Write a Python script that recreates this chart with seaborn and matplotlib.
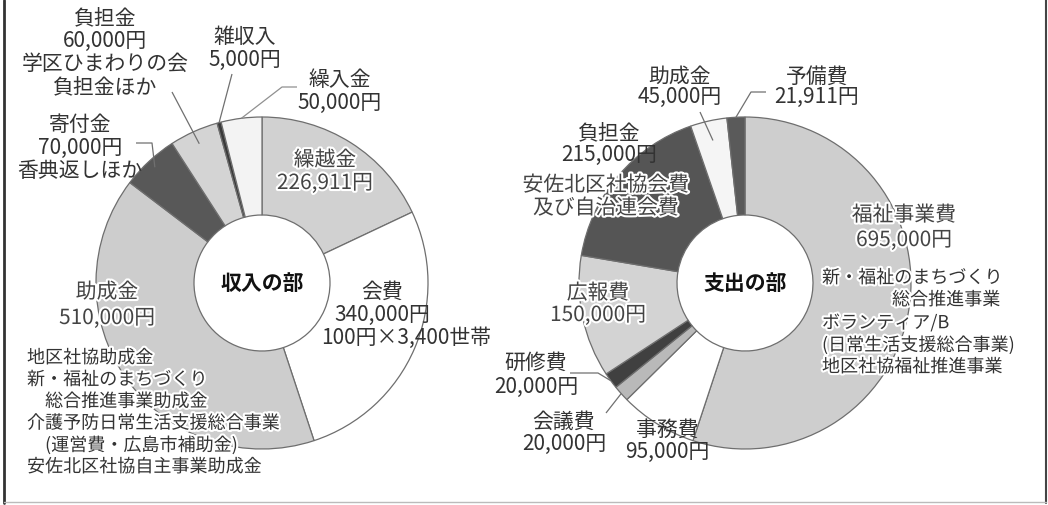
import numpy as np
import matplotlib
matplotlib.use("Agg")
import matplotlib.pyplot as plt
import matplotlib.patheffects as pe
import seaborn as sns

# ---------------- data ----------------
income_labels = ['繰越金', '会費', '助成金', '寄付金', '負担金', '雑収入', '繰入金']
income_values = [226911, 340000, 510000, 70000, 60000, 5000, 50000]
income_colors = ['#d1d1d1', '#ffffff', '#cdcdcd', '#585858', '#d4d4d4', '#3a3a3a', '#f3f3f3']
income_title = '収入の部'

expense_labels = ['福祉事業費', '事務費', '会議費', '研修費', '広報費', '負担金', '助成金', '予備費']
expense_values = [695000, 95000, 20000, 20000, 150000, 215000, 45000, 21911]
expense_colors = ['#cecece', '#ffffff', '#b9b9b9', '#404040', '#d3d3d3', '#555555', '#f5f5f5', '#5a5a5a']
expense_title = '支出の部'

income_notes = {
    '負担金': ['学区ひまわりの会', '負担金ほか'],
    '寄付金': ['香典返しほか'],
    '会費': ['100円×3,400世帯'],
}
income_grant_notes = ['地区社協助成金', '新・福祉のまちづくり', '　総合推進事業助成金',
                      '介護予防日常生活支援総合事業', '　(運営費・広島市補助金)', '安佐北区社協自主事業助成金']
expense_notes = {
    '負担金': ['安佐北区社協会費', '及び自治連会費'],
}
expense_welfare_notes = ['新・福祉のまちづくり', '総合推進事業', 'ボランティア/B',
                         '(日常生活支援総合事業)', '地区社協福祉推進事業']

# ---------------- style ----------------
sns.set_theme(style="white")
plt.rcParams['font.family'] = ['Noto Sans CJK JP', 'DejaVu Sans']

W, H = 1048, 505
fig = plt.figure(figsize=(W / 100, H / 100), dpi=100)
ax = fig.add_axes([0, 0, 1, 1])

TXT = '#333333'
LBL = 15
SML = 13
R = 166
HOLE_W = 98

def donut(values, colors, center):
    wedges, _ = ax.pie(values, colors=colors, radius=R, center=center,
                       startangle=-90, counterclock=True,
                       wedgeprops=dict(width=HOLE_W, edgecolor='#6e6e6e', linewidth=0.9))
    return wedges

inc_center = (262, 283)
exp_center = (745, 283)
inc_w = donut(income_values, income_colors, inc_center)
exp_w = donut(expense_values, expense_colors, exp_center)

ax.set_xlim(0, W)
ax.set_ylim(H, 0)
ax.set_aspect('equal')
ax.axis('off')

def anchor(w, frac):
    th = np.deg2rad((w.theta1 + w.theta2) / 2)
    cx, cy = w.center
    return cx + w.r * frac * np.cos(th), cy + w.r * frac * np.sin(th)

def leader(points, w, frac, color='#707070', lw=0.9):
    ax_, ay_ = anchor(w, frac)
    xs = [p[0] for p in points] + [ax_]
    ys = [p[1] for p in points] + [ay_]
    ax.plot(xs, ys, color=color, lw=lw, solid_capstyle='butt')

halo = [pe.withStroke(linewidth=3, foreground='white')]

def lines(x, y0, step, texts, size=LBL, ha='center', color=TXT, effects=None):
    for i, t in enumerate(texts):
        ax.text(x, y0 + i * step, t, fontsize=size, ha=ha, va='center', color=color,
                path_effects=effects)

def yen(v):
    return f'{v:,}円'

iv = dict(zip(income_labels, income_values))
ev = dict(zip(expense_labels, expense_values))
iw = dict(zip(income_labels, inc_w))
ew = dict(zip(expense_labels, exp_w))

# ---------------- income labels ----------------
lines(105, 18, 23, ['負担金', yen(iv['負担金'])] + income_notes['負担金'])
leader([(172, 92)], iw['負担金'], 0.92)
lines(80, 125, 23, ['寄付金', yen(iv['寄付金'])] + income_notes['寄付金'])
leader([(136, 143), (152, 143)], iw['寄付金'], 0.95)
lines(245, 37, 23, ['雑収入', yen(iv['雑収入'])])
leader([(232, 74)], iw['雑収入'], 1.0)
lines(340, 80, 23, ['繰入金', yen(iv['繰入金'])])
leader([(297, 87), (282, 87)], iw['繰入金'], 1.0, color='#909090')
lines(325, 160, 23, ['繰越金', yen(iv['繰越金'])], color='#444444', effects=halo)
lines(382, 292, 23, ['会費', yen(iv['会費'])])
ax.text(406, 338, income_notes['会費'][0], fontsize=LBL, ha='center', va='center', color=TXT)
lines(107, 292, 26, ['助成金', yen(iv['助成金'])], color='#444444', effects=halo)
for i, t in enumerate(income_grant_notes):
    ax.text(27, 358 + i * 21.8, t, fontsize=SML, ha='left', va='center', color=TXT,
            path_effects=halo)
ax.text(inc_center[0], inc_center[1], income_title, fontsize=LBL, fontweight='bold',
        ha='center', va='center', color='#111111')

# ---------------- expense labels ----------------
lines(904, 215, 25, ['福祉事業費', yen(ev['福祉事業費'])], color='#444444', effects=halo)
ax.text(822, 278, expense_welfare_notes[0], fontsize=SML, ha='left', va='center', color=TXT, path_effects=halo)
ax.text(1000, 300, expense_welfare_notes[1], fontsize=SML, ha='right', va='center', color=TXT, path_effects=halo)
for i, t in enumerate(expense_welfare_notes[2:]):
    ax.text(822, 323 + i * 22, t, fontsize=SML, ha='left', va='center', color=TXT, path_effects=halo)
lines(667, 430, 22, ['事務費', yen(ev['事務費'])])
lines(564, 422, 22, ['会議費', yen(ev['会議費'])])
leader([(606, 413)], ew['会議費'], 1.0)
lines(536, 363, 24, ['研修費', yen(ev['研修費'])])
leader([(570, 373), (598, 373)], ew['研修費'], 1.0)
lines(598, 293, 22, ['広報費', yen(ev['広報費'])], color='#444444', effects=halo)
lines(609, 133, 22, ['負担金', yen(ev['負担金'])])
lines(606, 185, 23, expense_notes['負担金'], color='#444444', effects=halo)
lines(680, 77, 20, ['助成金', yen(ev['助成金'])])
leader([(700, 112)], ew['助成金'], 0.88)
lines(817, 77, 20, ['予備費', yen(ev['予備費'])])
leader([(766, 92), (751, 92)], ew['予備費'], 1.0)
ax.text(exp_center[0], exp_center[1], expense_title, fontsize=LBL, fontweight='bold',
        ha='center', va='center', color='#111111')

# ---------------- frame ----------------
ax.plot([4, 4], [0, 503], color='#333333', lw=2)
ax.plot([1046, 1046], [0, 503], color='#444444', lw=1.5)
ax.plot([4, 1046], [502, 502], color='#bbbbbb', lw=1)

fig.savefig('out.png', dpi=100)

» **Aim**
Return nothing but the lines running from the start of the data to the line with "HOLE_W = 98", please, both ends included and no pictures.

» **Written response**
Write a Python script that recreates this chart with seaborn and matplotlib.
import numpy as np
import matplotlib
matplotlib.use("Agg")
import matplotlib.pyplot as plt
import matplotlib.patheffects as pe
import seaborn as sns

# ---------------- data ----------------
income_labels = ['繰越金', '会費', '助成金', '寄付金', '負担金', '雑収入', '繰入金']
income_values = [226911, 340000, 510000, 70000, 60000, 5000, 50000]
income_colors = ['#d1d1d1', '#ffffff', '#cdcdcd', '#585858', '#d4d4d4', '#3a3a3a', '#f3f3f3']
income_title = '収入の部'

expense_labels = ['福祉事業費', '事務費', '会議費', '研修費', '広報費', '負担金', '助成金', '予備費']
expense_values = [695000, 95000, 20000, 20000, 150000, 215000, 45000, 21911]
expense_colors = ['#cecece', '#ffffff', '#b9b9b9', '#404040', '#d3d3d3', '#555555', '#f5f5f5', '#5a5a5a']
expense_title = '支出の部'

income_notes = {
    '負担金': ['学区ひまわりの会', '負担金ほか'],
    '寄付金': ['香典返しほか'],
    '会費': ['100円×3,400世帯'],
}
income_grant_notes = ['地区社協助成金', '新・福祉のまちづくり', '　総合推進事業助成金',
                      '介護予防日常生活支援総合事業', '　(運営費・広島市補助金)', '安佐北区社協自主事業助成金']
expense_notes = {
    '負担金': ['安佐北区社協会費', '及び自治連会費'],
}
expense_welfare_notes = ['新・福祉のまちづくり', '総合推進事業', 'ボランティア/B',
                         '(日常生活支援総合事業)', '地区社協福祉推進事業']

# ---------------- style ----------------
sns.set_theme(style="white")
plt.rcParams['font.family'] = ['Noto Sans CJK JP', 'DejaVu Sans']

W, H = 1048, 505
fig = plt.figure(figsize=(W / 100, H / 100), dpi=100)
ax = fig.add_axes([0, 0, 1, 1])

TXT = '#333333'
LBL = 15
SML = 13
R = 166
HOLE_W = 98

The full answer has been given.